The politician who has been stopped from entering Canada is George Galloway, a firebrand left-wing British MP for a minority party, Respect. Though Mr Galloway is a figure about whom controversies swirl, not least because he supports the Palestinian cause and Hamas in particular (banned as a terrorist organisation in Canada), we have to wonder if it’s appropriate to brand him with an epithet that the OED records being last used in 1708.
Alykhan Velshi, a spokesman for Canada’s immigration minister, said that Mr Galloway was an “infandous street-corner Cromwell”. Infandous means “unspeakable” or “too odious to be expressed or mentioned” and comes from Latin infandus, abominable.
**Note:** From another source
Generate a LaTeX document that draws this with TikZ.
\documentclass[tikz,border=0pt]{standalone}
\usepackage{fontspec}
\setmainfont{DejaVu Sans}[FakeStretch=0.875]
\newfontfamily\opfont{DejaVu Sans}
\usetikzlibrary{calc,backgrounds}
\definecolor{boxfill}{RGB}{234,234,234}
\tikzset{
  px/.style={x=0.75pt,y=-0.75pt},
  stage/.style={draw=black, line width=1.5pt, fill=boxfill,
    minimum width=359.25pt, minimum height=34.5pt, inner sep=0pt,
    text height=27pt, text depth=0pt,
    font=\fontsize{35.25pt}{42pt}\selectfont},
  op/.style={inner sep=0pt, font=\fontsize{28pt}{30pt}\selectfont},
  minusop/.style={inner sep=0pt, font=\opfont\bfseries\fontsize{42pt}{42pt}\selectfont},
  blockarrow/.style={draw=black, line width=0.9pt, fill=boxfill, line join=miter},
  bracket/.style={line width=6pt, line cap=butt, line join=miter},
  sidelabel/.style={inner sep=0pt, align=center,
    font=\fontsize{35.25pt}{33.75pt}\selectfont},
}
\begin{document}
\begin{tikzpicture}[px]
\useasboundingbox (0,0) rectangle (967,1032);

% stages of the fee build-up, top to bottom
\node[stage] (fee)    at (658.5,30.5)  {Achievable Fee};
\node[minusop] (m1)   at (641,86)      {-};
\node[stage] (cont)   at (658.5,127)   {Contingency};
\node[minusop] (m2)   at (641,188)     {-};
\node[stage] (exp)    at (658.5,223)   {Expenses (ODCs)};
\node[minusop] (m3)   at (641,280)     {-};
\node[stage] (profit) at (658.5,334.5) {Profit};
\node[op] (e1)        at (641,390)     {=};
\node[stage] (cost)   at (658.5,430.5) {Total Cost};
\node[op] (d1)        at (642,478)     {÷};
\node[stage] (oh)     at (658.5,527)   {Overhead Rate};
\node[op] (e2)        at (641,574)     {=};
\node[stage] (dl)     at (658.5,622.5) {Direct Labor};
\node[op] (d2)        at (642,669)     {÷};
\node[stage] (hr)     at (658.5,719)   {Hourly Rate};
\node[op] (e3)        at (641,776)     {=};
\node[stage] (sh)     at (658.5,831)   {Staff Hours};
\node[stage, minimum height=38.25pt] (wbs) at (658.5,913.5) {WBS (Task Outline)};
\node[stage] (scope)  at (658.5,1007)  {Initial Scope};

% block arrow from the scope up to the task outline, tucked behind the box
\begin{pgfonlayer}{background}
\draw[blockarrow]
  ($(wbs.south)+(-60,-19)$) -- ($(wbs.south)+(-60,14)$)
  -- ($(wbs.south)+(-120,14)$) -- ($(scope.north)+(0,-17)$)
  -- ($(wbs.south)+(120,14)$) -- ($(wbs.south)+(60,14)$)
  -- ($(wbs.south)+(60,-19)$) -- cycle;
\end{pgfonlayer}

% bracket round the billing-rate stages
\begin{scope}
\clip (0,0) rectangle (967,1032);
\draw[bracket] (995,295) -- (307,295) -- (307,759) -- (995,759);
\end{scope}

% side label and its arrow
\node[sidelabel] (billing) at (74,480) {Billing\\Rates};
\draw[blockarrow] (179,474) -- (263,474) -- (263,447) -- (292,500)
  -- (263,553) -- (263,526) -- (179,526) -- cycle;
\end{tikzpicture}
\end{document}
If he mined the waste tips of English for a year, it would be hard to uncover a stronger word with which to express disgust.
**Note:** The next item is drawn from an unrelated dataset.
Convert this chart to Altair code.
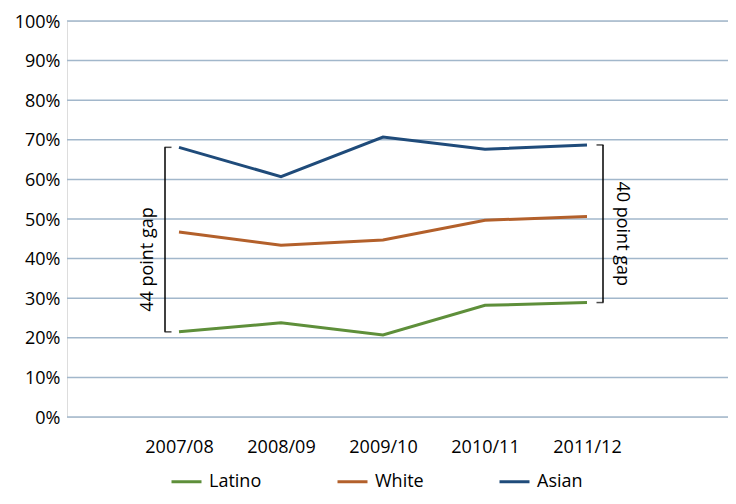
import altair as alt
import pandas as pd

years = ["2007/08", "2008/09", "2009/10", "2010/11", "2011/12"]
latino = [0.215, 0.238, 0.207, 0.282, 0.289]
white = [0.467, 0.434, 0.447, 0.497, 0.506]
asian = [0.681, 0.607, 0.707, 0.676, 0.687]
groups = ["Latino", "White", "Asian"]
colors = ["#5e8f3a", "#b3602b", "#1f4b7a"]
y_ticks = [0, 0.1, 0.2, 0.3, 0.4, 0.5, 0.6, 0.7, 0.8, 0.9, 1.0]
gap_labels = ["44 point gap", "40 point gap"]

FONT = "Open Sans"
FS = 18

rows = []
for g, vals in zip(groups, [latino, white, asian]):
    for yr, v in zip(years, vals):
        rows.append({"year": yr, "group": g, "value": v})
df = pd.DataFrame(rows)

xscale = alt.Scale(type="point", domain=years, range=[112, 520], padding=0)
yscale = alt.Scale(domain=[0, 1])
xaxis = alt.Axis(title=None, domain=False, ticks=False, grid=False,
                 labelPadding=21, labelFont=FONT, labelFontSize=FS,
                 labelColor="#000000", labelAngle=0)
yaxis = alt.Axis(title=None, domain=False, ticks=False, grid=False, values=y_ticks,
                 format=".0%", labelPadding=7, labelFont=FONT, labelOverlap=False,
                 labelOffset=1, labelFontSize=FS, labelColor="#000000")

grid = alt.Chart(pd.DataFrame({"t": y_ticks})).mark_rule(
    color="#a2b7cb", strokeWidth=1.5).encode(
    y=alt.Y("t:Q", scale=yscale, axis=yaxis))

lines = alt.Chart(df).mark_line(strokeWidth=3).encode(
    x=alt.X("year:N", scale=xscale, sort=years, axis=xaxis),
    y=alt.Y("value:Q", scale=yscale, axis=yaxis),
    color=alt.Color("group:N",
                    scale=alt.Scale(domain=groups, range=colors),
                    legend=alt.Legend(title=None, orient="none", direction="horizontal",
                                      legendX=103, legendY=444,
                                      symbolType="stroke", symbolSize=900,
                                      symbolStrokeWidth=3, labelOffset=6,
                                      columnPadding=69, labelFont=FONT,
                                      labelFontSize=FS, labelColor="#000000")),
)


def bracket(i, side):
    yr = years[i]
    top = asian[i]
    bot = latino[i]
    d = pd.DataFrame({"year": [yr], "top": [top], "bot": [bot],
                      "mid": [(top + bot) / 2], "label": [gap_labels[0 if side == "left" else 1]]})
    d_ends = pd.DataFrame({"year": [yr, yr], "v": [top, bot]})
    off = -14 if side == "left" else 16
    tick_off = off + 3 if side == "left" else off - 3
    rule = alt.Chart(d).mark_rule(color="#000000", strokeWidth=1.5, xOffset=off).encode(
        x=alt.X("year:N", scale=xscale, axis=xaxis),
        y=alt.Y("top:Q", scale=yscale, axis=yaxis), y2="bot:Q")
    ticks = alt.Chart(d_ends).mark_tick(color="#000000", orient="horizontal", size=7,
                                        thickness=1.5, xOffset=tick_off).encode(
        x=alt.X("year:N", scale=xscale, axis=xaxis),
        y=alt.Y("v:Q", scale=yscale, axis=yaxis))
    if side == "left":
        txt = alt.Chart(d).mark_text(font=FONT, fontSize=FS, angle=270, align="center",
                                     baseline="middle", xOffset=-31, yOffset=20,
                                     color="#000000")
    else:
        txt = alt.Chart(d).mark_text(font=FONT, fontSize=FS, angle=90, align="center",
                                     baseline="middle", xOffset=35, yOffset=10,
                                     color="#000000")
    txt = txt.encode(x=alt.X("year:N", scale=xscale, axis=xaxis),
                     y=alt.Y("mid:Q", scale=yscale, axis=yaxis),
                     text="label:N")
    return rule + ticks + txt


chart = alt.layer(grid, lines, bracket(0, "left"), bracket(len(years) - 1, "right")).properties(
    width=661, height=396,
    autosize=alt.AutoSizeParams(type="none"),
    padding={"left": 59, "top": 13, "right": 0, "bottom": 79},
).configure_view(stroke=None).configure(background="#ffffff")

chart.save("out.html", embed_options={"renderer": "svg", "actions": False})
Infandous has never been popular. The first known user is another figure of controversy, James Howell. His accomplishments included acting as a Royalist spy in the 1630s; appropriately, in view of Mr Velshi’s comment, Cromwell imprisoned him during the English Civil War. Howell wrote a letter to a friend from York in 1628: “This infandous custom of Swearing, I observe, reigns in England lately more than any where else.” The word appeared in 1693 in a work by Cotton Mather about the Salem Witch trials but after that it went into permanent decline. It was briefly resurrected in Dreams in The Witch-House, a story by H P Lovecraft published in Weird Tales in 1933: “He found himself swaying to infandous rhythms said to pertain to the blackest ceremonies of the Sabbat.” Nobody now is sure even how to say it (if it tempts you, the OED suggests the stress should be on the second syllable).
Mr Velshi might instead have unearthed another cast-off term with similar sense that also ultimately derives from Latin fari, to speak — nefandous, unmentionable, abominable, or atrocious, which was likewise first used by Howell. Several other English words can also be traced to the same verb, if indirectly. He might have gone for infamous (could this have been what he was groping for?) since for the Romans, as for us, fame meant that you were being spoken about. To be fated signified that the sentence of the gods had been said over you; if you were affable in its original sense you were easy to speak to, while something ineffable is too great or extreme to be expressed or described in words. An infant is a child too young to be able to speak, and the military force is called the infantry because it contains a broader sense of the same word and means etymologically that it’s manned by youths.
Mr Velshi may be set for fame himself. His comment is a candidate to appear in future editions of books of modern quotations. His extraordinarily rare choice of word may even be enshrined in the next edition of the Oxford English Dictionary.